Ketidakjelasan tujuan dapat kita lihat pada Pasal 21 ayat (1) dan (2) yang mengatur kewajiban PSE Lingkup privat untuk memberikan akses terhadap Sistem Elektronik dan/atau Data Elektronik kepada Kementerian atau Lembaga serta aparat penegakan hukum dalam rangka pengawasan dan penegakan hukum sesuai dengan peraturan perundang-undangan.
Pasal yang membuka akses terhadap konten komunikasi ini potensial untuk disalahgunakan, sementara di sisi lain PSE harusnya menjunjung tinggi privasi data pengguna.
Ketidakjelasan rumusan ada pada Pasal 9 ayat (3) dan (4) yang mewajibkan agar pemilik platform tidak mencantum informasi-informasi yang sifatnya "dilarang", maupun memfasilitasi pertukaran data-data yang sifatnya "dilarang".
Yang dimaksud dengan data bersifat "dilarang" merupakan data yang digolongkan antara lain melanggar ketentuan peraturan perundang-undangan dan meresahkan masyarakat dan mengganggu ketertiban umum.
Definisi mengenai "meresahkan masyarakat" dan "mengganggu ketertiban umum" memiliki arti luas sehingga rentan menimbulkan kekeliruan interpretasi, siapa yang memiliki kewenangan menilainya?
Sebagai peraturan pelaksana yang cukup teknis, harusnya Permenkominfo No 5 Tahun 2020 memberikan kejelasan pasti.
Terakhir, yang penting untuk diperhatikan mengenai Pasal 36 Permenkominfo No. 5 Tahun 2020 yang memberikan kewenangan bagi aparat penegakan hukum untuk meminta PSE lingkup privat agar memberikan akses terhadap konten komunikasi dan data pribadi.

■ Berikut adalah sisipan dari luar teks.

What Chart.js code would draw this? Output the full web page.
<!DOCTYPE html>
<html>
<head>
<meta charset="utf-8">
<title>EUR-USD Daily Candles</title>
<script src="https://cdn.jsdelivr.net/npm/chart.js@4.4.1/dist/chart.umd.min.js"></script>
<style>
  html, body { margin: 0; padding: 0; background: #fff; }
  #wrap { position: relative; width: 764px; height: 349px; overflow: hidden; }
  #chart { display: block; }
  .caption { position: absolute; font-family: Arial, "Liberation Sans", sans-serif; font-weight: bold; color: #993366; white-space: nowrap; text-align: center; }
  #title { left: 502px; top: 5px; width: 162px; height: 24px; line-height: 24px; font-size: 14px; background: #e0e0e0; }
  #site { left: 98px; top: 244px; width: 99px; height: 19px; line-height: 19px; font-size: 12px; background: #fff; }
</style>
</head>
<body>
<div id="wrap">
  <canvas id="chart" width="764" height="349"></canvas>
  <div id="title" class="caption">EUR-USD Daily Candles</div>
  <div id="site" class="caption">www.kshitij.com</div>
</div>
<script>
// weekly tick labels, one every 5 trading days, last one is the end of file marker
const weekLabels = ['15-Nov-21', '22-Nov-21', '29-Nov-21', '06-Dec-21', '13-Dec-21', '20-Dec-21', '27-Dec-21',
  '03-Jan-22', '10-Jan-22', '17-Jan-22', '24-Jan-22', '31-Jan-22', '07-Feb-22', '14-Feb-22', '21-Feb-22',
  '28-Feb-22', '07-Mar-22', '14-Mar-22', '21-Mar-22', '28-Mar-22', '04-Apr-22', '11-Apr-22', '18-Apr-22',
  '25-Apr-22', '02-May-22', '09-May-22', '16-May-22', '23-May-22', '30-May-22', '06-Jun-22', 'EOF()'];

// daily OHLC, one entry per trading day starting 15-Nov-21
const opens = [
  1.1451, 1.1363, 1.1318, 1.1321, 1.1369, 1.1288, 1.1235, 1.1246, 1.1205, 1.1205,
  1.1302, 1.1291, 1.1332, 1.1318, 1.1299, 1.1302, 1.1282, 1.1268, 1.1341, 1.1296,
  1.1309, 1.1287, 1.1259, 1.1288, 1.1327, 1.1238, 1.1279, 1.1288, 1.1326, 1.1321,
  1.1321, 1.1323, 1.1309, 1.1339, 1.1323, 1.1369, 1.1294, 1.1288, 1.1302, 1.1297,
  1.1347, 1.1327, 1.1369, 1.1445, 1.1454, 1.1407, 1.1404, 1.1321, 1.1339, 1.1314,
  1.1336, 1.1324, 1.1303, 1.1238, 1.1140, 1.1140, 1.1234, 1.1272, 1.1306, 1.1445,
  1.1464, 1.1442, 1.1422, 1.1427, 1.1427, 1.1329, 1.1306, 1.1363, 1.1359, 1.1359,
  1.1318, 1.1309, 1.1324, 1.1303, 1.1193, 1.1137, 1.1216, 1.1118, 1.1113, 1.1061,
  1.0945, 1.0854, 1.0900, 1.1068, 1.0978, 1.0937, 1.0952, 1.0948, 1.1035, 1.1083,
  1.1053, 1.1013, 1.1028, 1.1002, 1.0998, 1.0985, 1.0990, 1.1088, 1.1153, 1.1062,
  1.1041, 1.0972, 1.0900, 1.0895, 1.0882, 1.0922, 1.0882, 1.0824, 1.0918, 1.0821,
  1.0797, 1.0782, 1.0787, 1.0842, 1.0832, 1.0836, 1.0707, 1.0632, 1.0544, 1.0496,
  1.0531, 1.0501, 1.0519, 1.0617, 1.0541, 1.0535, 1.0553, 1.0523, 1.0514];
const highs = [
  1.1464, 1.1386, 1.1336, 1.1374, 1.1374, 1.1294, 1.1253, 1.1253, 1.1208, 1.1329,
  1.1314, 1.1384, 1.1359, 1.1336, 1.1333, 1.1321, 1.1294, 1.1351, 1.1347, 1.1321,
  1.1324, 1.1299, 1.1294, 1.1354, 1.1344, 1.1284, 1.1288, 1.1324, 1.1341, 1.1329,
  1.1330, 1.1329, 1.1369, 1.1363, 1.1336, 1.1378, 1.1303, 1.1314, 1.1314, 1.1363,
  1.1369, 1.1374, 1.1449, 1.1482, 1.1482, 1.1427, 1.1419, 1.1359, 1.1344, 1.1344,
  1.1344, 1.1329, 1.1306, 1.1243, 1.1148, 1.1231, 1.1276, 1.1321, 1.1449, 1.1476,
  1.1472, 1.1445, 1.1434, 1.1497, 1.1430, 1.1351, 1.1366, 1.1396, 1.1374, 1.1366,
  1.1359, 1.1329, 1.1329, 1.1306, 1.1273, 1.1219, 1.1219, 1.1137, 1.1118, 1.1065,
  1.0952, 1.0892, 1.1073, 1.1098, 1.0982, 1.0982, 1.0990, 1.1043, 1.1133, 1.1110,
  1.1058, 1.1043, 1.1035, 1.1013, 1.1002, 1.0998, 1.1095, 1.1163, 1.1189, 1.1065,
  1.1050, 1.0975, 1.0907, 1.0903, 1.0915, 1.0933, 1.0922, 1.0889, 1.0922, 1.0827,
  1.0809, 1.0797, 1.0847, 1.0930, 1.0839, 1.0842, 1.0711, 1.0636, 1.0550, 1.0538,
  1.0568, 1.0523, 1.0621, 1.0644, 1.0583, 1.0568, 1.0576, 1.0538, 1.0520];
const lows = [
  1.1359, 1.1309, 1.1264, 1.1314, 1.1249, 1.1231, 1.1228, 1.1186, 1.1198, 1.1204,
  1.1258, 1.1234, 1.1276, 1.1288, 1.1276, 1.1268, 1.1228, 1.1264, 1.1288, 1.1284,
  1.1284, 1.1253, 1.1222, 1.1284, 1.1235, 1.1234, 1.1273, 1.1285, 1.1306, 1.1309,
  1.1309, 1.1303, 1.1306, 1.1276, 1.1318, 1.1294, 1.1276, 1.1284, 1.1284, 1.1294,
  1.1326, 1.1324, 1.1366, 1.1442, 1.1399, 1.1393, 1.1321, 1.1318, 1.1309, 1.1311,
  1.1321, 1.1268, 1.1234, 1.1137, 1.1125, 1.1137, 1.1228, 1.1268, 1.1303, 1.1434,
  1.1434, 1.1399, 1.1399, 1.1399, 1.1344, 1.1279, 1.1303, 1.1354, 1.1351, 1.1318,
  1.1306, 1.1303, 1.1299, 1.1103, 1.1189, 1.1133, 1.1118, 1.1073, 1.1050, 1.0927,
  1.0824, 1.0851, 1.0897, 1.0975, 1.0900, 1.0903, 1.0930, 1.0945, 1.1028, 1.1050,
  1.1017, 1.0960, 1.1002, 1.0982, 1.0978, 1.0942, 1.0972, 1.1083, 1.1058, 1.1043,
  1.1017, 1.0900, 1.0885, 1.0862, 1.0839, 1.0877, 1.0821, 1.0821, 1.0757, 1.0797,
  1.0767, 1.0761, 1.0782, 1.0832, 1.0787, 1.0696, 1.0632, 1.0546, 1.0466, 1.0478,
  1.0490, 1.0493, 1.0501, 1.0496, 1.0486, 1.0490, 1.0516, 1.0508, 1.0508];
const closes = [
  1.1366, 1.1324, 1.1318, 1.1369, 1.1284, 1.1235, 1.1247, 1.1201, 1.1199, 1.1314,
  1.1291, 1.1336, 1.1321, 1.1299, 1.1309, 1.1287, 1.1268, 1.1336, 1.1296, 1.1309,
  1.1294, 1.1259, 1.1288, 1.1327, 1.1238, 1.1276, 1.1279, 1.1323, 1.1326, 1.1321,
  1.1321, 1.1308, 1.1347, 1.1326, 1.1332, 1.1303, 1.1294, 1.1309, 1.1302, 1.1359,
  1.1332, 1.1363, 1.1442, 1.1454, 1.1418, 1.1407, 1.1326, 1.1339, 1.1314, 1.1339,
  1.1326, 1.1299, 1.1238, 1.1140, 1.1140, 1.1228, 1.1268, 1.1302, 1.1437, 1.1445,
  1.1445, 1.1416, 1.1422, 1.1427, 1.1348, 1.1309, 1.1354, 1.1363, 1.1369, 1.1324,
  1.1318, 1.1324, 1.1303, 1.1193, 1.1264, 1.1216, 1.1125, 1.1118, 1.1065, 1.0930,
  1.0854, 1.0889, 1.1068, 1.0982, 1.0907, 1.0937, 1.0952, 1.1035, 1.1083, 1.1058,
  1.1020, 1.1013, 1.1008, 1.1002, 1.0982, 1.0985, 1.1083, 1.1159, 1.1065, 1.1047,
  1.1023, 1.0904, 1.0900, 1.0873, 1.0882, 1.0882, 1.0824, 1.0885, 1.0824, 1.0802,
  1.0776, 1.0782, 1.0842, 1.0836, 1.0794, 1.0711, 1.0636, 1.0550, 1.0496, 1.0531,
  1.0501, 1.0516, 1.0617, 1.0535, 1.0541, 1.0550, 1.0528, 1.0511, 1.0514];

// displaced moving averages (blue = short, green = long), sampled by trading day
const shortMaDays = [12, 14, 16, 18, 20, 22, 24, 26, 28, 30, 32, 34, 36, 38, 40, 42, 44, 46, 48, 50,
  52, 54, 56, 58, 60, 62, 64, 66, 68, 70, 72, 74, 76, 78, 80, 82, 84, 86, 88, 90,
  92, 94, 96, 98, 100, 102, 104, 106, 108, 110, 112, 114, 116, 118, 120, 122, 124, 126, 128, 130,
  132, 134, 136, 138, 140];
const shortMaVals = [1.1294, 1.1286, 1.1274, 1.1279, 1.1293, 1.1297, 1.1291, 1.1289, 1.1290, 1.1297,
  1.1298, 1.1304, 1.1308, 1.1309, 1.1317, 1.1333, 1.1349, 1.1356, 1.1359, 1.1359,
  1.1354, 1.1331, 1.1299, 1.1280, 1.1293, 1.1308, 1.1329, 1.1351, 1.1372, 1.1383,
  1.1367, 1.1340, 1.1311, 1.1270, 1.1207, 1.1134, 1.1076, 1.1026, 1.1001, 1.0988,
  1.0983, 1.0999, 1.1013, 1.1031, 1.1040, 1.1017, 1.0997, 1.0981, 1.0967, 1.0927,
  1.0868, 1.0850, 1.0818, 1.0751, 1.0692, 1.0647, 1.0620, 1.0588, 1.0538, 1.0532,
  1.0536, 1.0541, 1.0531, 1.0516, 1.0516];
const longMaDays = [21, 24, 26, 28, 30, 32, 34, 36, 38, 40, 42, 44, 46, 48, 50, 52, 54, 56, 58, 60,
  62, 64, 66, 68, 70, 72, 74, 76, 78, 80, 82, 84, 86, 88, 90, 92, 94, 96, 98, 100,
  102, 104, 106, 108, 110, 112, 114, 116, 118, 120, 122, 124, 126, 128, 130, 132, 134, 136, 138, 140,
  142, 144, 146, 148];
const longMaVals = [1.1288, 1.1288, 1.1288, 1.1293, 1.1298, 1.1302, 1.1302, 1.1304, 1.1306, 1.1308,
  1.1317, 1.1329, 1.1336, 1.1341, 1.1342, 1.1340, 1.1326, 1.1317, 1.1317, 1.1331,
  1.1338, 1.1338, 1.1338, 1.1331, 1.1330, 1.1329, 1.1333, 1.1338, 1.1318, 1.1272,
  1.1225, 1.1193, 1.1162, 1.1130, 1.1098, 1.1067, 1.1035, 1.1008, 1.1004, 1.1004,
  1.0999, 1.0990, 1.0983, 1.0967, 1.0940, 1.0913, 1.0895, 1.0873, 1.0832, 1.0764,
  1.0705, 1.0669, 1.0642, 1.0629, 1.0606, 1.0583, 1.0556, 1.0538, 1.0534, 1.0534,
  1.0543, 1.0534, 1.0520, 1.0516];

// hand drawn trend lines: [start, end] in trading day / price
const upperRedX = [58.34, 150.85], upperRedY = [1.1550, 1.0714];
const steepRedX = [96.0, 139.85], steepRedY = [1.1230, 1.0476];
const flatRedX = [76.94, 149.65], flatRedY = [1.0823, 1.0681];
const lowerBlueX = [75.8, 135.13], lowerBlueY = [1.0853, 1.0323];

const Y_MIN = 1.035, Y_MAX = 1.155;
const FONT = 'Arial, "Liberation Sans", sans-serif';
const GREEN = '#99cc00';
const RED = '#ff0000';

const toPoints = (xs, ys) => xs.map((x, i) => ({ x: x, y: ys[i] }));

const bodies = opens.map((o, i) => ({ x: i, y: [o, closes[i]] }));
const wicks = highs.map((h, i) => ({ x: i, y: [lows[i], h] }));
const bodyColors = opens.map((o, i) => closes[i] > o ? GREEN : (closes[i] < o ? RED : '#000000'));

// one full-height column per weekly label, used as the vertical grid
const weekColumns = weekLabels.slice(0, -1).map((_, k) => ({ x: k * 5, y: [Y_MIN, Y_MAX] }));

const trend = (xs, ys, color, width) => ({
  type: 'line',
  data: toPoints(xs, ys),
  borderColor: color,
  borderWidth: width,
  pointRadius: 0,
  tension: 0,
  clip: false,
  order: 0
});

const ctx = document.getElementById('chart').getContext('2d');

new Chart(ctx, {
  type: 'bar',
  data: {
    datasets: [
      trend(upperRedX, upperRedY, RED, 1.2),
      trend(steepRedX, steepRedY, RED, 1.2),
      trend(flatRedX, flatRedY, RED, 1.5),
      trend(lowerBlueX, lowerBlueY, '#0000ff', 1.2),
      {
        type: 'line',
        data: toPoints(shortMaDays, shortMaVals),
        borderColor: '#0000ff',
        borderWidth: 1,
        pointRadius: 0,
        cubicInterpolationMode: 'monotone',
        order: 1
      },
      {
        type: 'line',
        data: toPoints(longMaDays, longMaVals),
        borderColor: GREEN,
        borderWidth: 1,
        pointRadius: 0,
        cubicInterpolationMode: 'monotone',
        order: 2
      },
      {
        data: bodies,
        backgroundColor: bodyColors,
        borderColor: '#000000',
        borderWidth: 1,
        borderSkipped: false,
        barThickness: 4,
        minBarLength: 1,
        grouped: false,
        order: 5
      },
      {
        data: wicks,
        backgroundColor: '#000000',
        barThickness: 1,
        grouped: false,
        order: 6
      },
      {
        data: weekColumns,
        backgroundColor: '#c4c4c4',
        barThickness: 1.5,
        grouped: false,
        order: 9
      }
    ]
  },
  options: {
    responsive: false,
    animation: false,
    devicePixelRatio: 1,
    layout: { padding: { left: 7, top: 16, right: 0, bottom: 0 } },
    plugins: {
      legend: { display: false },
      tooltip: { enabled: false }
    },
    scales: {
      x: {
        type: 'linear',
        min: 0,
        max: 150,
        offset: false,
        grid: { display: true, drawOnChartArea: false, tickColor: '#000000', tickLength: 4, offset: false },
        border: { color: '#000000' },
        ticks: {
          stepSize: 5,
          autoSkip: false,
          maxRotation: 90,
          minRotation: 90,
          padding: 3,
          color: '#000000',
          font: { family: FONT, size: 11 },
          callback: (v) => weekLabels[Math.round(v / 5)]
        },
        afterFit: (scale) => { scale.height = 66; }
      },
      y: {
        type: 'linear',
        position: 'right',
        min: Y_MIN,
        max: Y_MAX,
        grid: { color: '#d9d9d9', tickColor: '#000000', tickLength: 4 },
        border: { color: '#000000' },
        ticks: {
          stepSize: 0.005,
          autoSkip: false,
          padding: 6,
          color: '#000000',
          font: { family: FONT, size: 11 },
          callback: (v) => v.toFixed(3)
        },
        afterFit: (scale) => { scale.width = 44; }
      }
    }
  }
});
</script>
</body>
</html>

Meskipun sudah dicantumkan prosedur hukum mengenai permintaan informasi yang diperlukan Aparat Penegak Hukum, dalam praktik penegakan hukumnya perlu untuk diawasi agar tidak membungkam pihak-pihak yang bersentuhan dengan isu-isu sensitif misalnya HAM dan Korupsi.
Selain itu, Permenkominfo No. 5 Tahun 2020 tidak memberikan opsi bagi PSE Privat untuk melakukan banding atas permintaan akses yang masuk, dan hak-hak subjek data khususnya terkait hak atas notifikasi ketika datanya diminta untuk bisa diakses oleh pemerintah ataupun aparat penegak hukum. Seharusnya mekanisme banding atau keberatan ini diatur.

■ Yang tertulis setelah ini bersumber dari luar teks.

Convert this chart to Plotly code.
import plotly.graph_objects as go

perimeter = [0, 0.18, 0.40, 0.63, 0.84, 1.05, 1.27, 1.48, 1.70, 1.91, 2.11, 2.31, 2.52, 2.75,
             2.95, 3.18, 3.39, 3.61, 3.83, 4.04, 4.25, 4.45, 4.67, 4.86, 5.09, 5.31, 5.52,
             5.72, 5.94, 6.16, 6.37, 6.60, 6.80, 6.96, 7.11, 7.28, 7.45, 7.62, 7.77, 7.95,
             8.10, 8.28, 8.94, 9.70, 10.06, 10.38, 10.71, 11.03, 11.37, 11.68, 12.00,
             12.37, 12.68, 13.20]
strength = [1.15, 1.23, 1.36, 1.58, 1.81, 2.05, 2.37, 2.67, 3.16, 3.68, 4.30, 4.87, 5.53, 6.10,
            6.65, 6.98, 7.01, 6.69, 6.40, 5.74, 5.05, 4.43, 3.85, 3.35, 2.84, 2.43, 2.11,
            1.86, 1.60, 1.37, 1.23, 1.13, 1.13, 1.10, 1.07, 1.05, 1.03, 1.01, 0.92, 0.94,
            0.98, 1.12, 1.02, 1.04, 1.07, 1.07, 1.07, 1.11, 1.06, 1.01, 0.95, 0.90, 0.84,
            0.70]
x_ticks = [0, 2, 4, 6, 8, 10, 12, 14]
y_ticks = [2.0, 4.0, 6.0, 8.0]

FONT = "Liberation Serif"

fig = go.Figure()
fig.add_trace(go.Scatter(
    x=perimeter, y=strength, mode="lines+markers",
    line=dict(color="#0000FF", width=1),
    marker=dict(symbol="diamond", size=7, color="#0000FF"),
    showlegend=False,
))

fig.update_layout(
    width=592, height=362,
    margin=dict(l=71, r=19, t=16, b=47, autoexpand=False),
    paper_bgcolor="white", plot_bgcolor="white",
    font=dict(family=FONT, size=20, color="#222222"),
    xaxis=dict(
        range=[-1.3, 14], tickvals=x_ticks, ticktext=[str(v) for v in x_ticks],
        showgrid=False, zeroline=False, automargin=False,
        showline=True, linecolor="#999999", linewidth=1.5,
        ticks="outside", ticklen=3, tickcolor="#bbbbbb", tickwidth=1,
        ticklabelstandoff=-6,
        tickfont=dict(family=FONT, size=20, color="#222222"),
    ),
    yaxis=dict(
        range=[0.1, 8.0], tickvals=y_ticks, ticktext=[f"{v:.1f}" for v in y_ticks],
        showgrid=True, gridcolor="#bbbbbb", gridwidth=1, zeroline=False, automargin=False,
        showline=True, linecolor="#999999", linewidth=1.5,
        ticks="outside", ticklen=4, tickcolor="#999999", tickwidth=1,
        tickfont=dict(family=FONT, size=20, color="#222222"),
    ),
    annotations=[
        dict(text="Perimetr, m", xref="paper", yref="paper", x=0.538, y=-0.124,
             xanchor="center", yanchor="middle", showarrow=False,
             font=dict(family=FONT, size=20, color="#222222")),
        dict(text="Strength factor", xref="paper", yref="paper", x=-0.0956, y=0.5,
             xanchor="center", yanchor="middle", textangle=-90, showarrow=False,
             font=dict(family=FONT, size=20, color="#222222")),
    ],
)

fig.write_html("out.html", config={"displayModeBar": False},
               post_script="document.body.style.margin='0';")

Melihat dari reaksi masyarakat terhadap pemblokiran beberapa PSE dan materi muatan yang berpotensial untuk melanggar HAM, nampaknya perlu mengkaji ulang Permenkominfo No. 5 Tahun 2020 dengan partisipasi publik dan keterlibatan aktor-aktor PSE yang saat ini belum mendaftar ke Kemenkominfo.
Selain itu Permenkominfo No. 5 Tahun 2020 yang berkaitan dengan akses privasi pengguna bertentangan dengan Pasal 30 ayat (1) Undang Nomor 11 Tahun 2008 tentang ITE yang melarang:
“Setiap orang dengan sengaja dan tanpa hak atau melawan hukum mengakses komputer dan/atau sistem elektronik milik orang lain dengan cara apapun.”